The homosexual Miller became infatuated with the handsome young man with long dark hair and slim build and they became friends. Within a week they were sharing a cell together. The 20-year-old Christopher Worrell told Miller that he had never known his real father and when he was six years old his mother married his stepfather. Worrell claimed to have served time in the Royal Australian Air Force.

Worrell was sentenced to four years on the rape charge and an additional two years for breaching his suspended sentence. When Worrell was sentenced the judge described him as a 'depraved and disgusting human being'. Both Miller and Worrell were transferred to Yatala Prison where, although they no longer shared a cell, they remained inseparable friends until Miller was released after serving his three months.

But it wasn't long before Miller was back at Yatala with his new friend Chris Worrell. This time he got 18 months for stealing 4000 pairs of sunglasses and offering them for sale in hotels around Adelaide.

Nine months after Miller was released Worrell was granted early parole and they teamed up on the outside where Miller lived with his married sister and her two little girls. Christopher Worrell was a regular visitor to the Miller household and the two men planned on getting a flat together.

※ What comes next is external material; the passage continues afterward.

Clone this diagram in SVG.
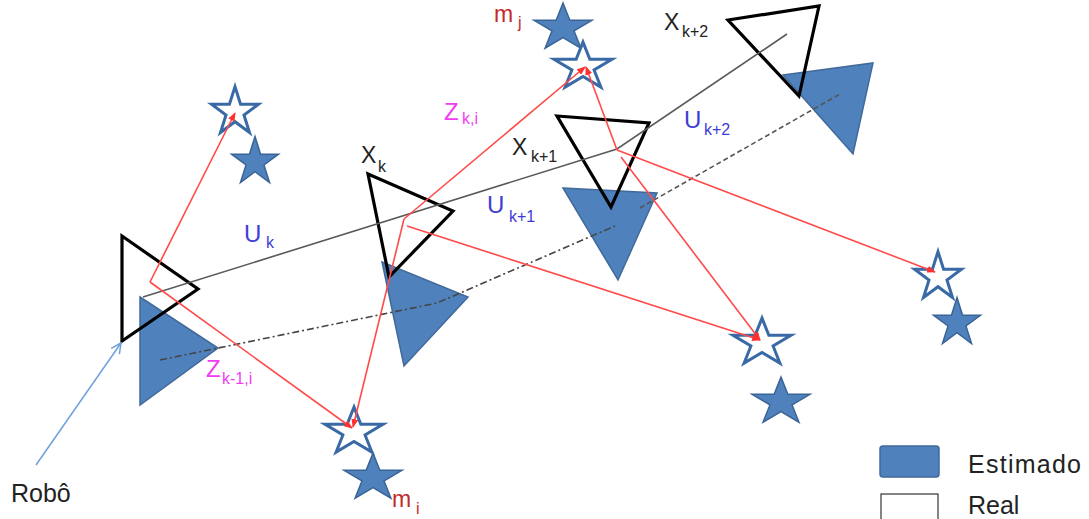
<svg xmlns="http://www.w3.org/2000/svg" xmlns:xlink="http://www.w3.org/1999/xlink" width="1089" height="519" viewBox="0 0 1089 519">
<style>
.est{fill:#4f81bd;stroke:#41699a;stroke-width:1.5;stroke-linejoin:miter}
.real{fill:none;stroke:#000;stroke-width:3.2;stroke-linejoin:miter}
.sf{fill:#4f81bd;stroke:#3a6496;stroke-width:1.5}
.so{fill:#fff;stroke:#3a6aa6;stroke-width:3}
.red{fill:none;stroke:#ff4a4a;stroke-width:1.6;marker-end:url(#ra)}
.traj{fill:none;stroke:#5a5a5a;stroke-width:1.6}
.dd{fill:none;stroke:#444;stroke-width:1.6;stroke-dasharray:7 3 2 3}
.ds{fill:none;stroke:#555;stroke-width:1.6;stroke-dasharray:5 3}
text{font-family:"Liberation Sans",Arial,sans-serif}
.lx{fill:#222;font-size:23px}
.lu{fill:#3d3dd6;font-size:24px}
.lz{fill:#f23cf2;font-size:24px}
.lm{fill:#c22a2a;font-size:23px}
.sub{font-size:16px}
.lg{fill:#222;font-size:25px}
</style>
<defs>
<marker id="ra" viewBox="0 0 10 8" refX="9" refY="4" markerWidth="9" markerHeight="7" markerUnits="userSpaceOnUse" orient="auto">
<path d="M0,0 L10,4 L0,8 Z" fill="#ff3030"/>
</marker>
<marker id="ba" viewBox="0 0 12 12" refX="11" refY="6" markerWidth="12" markerHeight="12" markerUnits="userSpaceOnUse" orient="auto">
<path d="M1,1 L11,6 L1,11" fill="none" stroke="#6fa0dc" stroke-width="1.5"/>
</marker>
<path id="sn" d="M0,-25.4 L5.55,-7.85 L23.49,-7.85 L8.97,3 L14.52,20.55 L0,9.7 L-14.52,20.55 L-8.97,3 L-23.49,-7.85 L-5.55,-7.85 Z"/>
<path id="sw" d="M0,-24.9 L6.85,-7.69 L29.01,-7.69 L11.08,2.94 L17.93,20.14 L0,9.51 L-17.93,20.14 L-11.08,2.94 L-29.01,-7.69 L-6.85,-7.69 Z"/>
</defs>
<rect x="0" y="0" width="1089" height="519" fill="#fff"/>

<g id="estimated-poses">
<polygon id="est-k-1" class="est" points="140,297 218,348 140,405"/>
<polygon id="est-k" class="est" points="382,262 468,297 404,366"/>
<polygon id="est-k+1" class="est" points="563,188 657,193 618,280"/>
<polygon id="est-k+2" class="est" points="783,75 873,63 853,154"/>
</g>

<g id="estimated-trajectory">
<polyline class="dd" points="160,360 437,303 615,226"/>
<line class="ds" x1="640" y1="208" x2="840" y2="94"/>
</g>

<g id="real-poses">
<polygon id="real-k-1" class="real" points="122,236 198,289 122,341"/>
<polygon id="real-k" class="real" points="368,174 453,211 389,277"/>
<polygon id="real-k+1" class="real" points="557,116 649,123 611,207"/>
<polygon id="real-k+2" class="real" points="728,20 819,6 799,96"/>
</g>

<g id="landmarks">
<g id="landmark-a"><use href="#sn" class="so" x="235" y="112"/><use href="#sn" class="sf" x="255" y="162"/></g>
<g id="landmark-j"><use href="#sw" class="sf" x="563" y="28"/><use href="#sw" class="so" x="583" y="67"/></g>
<g id="landmark-i"><use href="#sw" class="so" x="354" y="432"/><use href="#sw" class="sf" x="373" y="478"/></g>
<g id="landmark-r1"><use href="#sw" class="so" x="762" y="343"/><use href="#sw" class="sf" x="781" y="402"/></g>
<g id="landmark-r2"><use href="#sn" class="so" x="938" y="277"/><use href="#sn" class="sf" x="957" y="323"/></g>
</g>

<g id="connectors">
<polyline class="traj" points="143,297 617,149 787,34"/>
<line class="red" x1="150" y1="282" x2="235" y2="113"/>
<line class="red" x1="150" y1="282" x2="352" y2="428"/>
<line class="red" x1="404" y1="219" x2="585" y2="67"/>
<line class="red" x1="404" y1="219" x2="353" y2="427"/>
<line class="red" x1="407" y1="226" x2="760" y2="340"/>
<line class="red" x1="617" y1="150" x2="586" y2="67"/>
<line class="red" x1="617" y1="150" x2="935" y2="272"/>
<line class="red" x1="621" y1="157" x2="760" y2="340"/>
<line x1="36" y1="465" x2="121" y2="343" stroke="#6fa0dc" stroke-width="1.5" marker-end="url(#ba)"/>
</g>

<g id="labels">
<text class="lx" x="361" y="163">X<tspan class="sub" x="378" y="172">k</tspan></text>
<text class="lx" x="512" y="155">X<tspan class="sub" x="531" y="162">k+1</tspan></text>
<text class="lx" x="664" y="30">X<tspan class="sub" x="682" y="37">k+2</tspan></text>
<text class="lu" x="244" y="242">U<tspan class="sub" x="266" y="248">k</tspan></text>
<text class="lu" x="487" y="213">U<tspan class="sub" x="509" y="222">k+1</tspan></text>
<text class="lu" x="684" y="128">U<tspan class="sub" x="704" y="135">k+2</tspan></text>
<text class="lz" x="444" y="120">Z<tspan class="sub" x="462" y="124">k,i</tspan></text>
<text class="lz" x="206" y="377">Z<tspan class="sub" x="222" y="384">k-1,i</tspan></text>
<text class="lm" x="494" y="22">m<tspan class="sub" x="518" y="28">j</tspan></text>
<text class="lm" x="392" y="507">m<tspan class="sub" x="416" y="514">i</tspan></text>
<text class="lg" x="11" y="502">Robô</text>
</g>

<g id="legend">
<rect x="880" y="446" width="59" height="31" rx="3" fill="#4f81bd" stroke="#41699a" stroke-width="1.5"/>
<text class="lg" x="968" y="473" textLength="113" lengthAdjust="spacing">Estimado</text>
<rect x="881" y="494" width="57" height="30" fill="#fff" stroke="#444" stroke-width="1.3"/>
<text class="lg" x="968" y="514">Real</text>
</g>
</svg>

The passive Miller often performed oral sex on Worrell while he read bondage magazines but Worrell obviously preferred women and eventually the sexual side of the relationship diminished and they became more like brothers. Soon they were working together in the same road labouring gang on the Unley local council. James Miller described these times as the best in his life.

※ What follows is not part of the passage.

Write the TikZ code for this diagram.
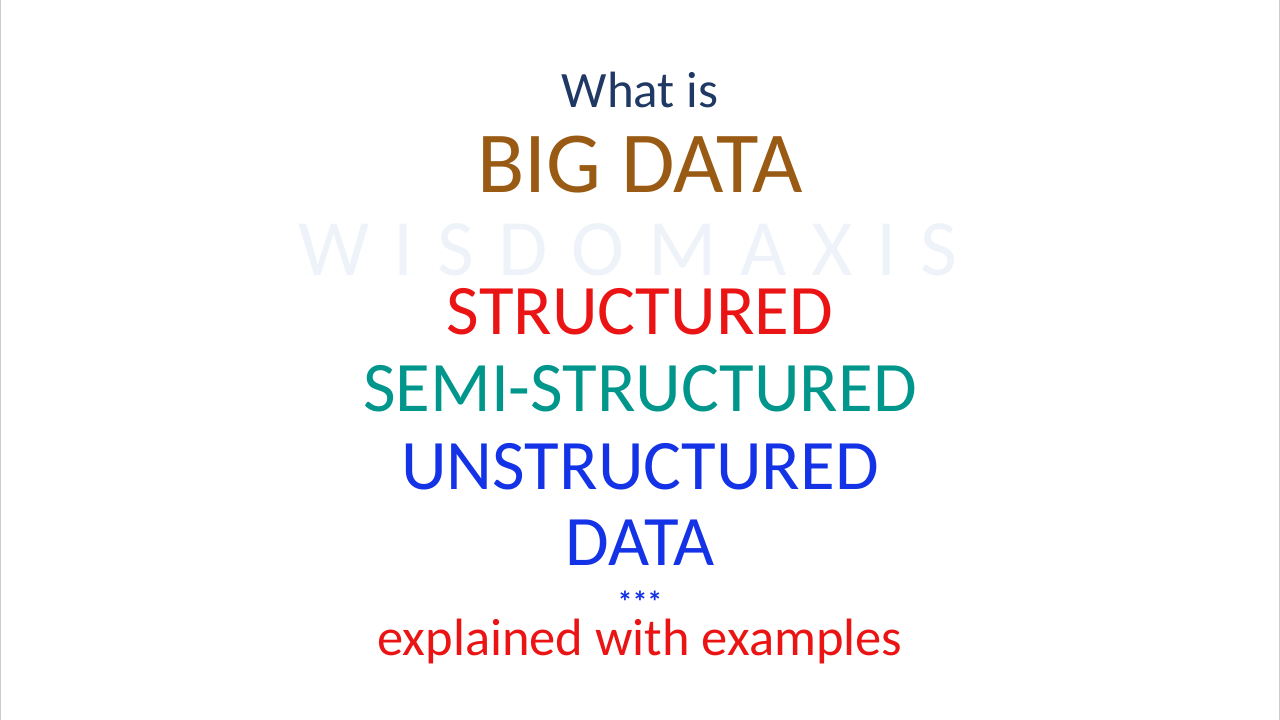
\documentclass[tikz,border=0pt]{standalone}
\usepackage{fontspec}
\setmainfont{Carlito}
\definecolor{navy}{RGB}{31,56,100}
\definecolor{brownc}{RGB}{153,90,20}
\definecolor{redc}{RGB}{235,20,20}
\definecolor{tealc}{RGB}{0,150,140}
\definecolor{bluec}{RGB}{20,50,230}
\definecolor{wm}{RGB}{238,243,250}
\tikzset{txt/.style={anchor=base,inner sep=0pt}}
\begin{document}
\begin{tikzpicture}[x=1pt,y=-1pt]
\useasboundingbox (0,0) rectangle (1280,720);
\draw[gray!40,line width=1pt] (0.5,0) -- (0.5,720) (1279.5,0) -- (1279.5,720);
\node[txt,text=navy,font=\fontsize{51}{51}\selectfont] (t1) at (640,107) {What is};
\node[txt,text=brownc,font=\fontsize{87}{87}\selectfont] (t2) at (640,192) {BIG DATA};
\node[txt,text=wm,font=\fontsize{80}{80}\selectfont] (wmk) at (628,275) {W\hspace{24pt}I\hspace{24pt}S\hspace{24pt}D\hspace{24pt}O\hspace{24pt}M\hspace{24pt}A\hspace{24pt}X\hspace{24pt}I\hspace{24pt}S};
\node[txt,text=redc,font=\fontsize{71}{71}\selectfont] (t3) at (640,334) {STRUCTURED};
\node[txt,text=tealc,font=\fontsize{71}{71}\selectfont] (t4) at (640,411) {SEMI-STRUCTURED};
\node[txt,text=bluec,font=\fontsize{71}{71}\selectfont] (t5) at (640,489) {UNSTRUCTURED};
\node[txt,text=bluec,font=\fontsize{71}{71}\selectfont] (t6) at (640,565) {DATA};
\node[txt,text=bluec,font=\fontsize{30}{30}\selectfont\bfseries] (t7) at (640,612) {***};
\node[txt,text=redc,font=\fontsize{52.5}{52.5}\selectfont] (t8) at (640,655) {explained with examples};
\end{tikzpicture}
\end{document}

There was nothing that the besotted Miller would not do for his friend, Chris Worrell. However, the relationship was often difficult because Worrell was a very strange and moody person who would fly into fits of rage over the slightest thing and it took all of Miller's calming persuasion to quieten him down.

Sylvia Pittman
Sylvia Pittman

By now Chris Worrell was 23 and very good looking. His natural gift of the gab saw to it that he had no trouble picking up girls. While Miller drove him around in his old 1969 blue and white Valiant car, Worrell would solicit girls at bus stops, hotels and railway stations. Miller would drive the couple to remote spots and go for a walk while Worrell had sex with the girl in the back of the car.

Often Worrell would tie the girls up. When he thought that they would be finished Miller returned to the car and drove them back to town. According to Miller's unsigned statement this happened many times and he had no reason to think that Worrell would start killing the girls.